For Shadow and Act, Dantee Ramos spoke with Grammer about Phat Tuesdays for Shadow and Act, and during the interview, Grammer talked about how Girlfriends came to be at a time when getting shows starring all-Black casts was harder than it is today.

“In the early ’90s, I started my own production company and NBC, ABC, CBS, we’d all get together and start talking about how we’ve gotta bring a little more diversity to our shows and ‘Let’s get some Asian, let’s get some Black, let’s get this, let’s get that,'” he said. “And I always thought, ‘What the hell, they’re talking about every year but we never do it.’ So I said, fine, let’s [do it] and we started [searching] for writing talent and, of course, met Mara [Brock Akil]. We were very impressed with her and [thought] ‘This is a good show. This is a show that should be done.'”

Grammer said he shopped 'Girlfriends' around but to no avail, despite the conversations he'd had with networks supposedly wanting diverse content.

“I went to NBC, at the time I had a pretty good relationship with NBC at the time for obvious reasons [referencing Fraiser]…They were sort of not really interested still,” he said. “Finally we found a home for UPN.”

The show lasted for eight seasons until the writer’s strike sent the show off the air. Grammer said that he wanted the show to have its proper due before leaving the airwaves.

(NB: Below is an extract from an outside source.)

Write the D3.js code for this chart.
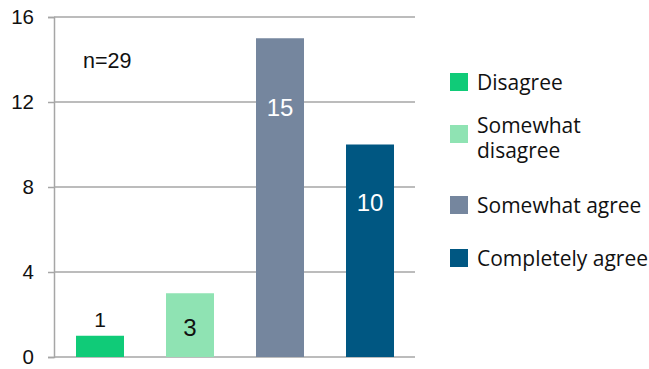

“It didn’t get it’s proper sendoff. It should have been given some honor because it was kind of a breakthrough show and something I was proud of,” he said, adding that the cast did excellent work.

“Mara did a hell of a job,” he said.

Phat Tuesdays is a docuseries chronicling the importance of the early ’90s showcase of the same name created by Guy Torry that launched the careers of some of the biggest names in Black comedy. The series will drop Feb. 4 on Amazon Prime.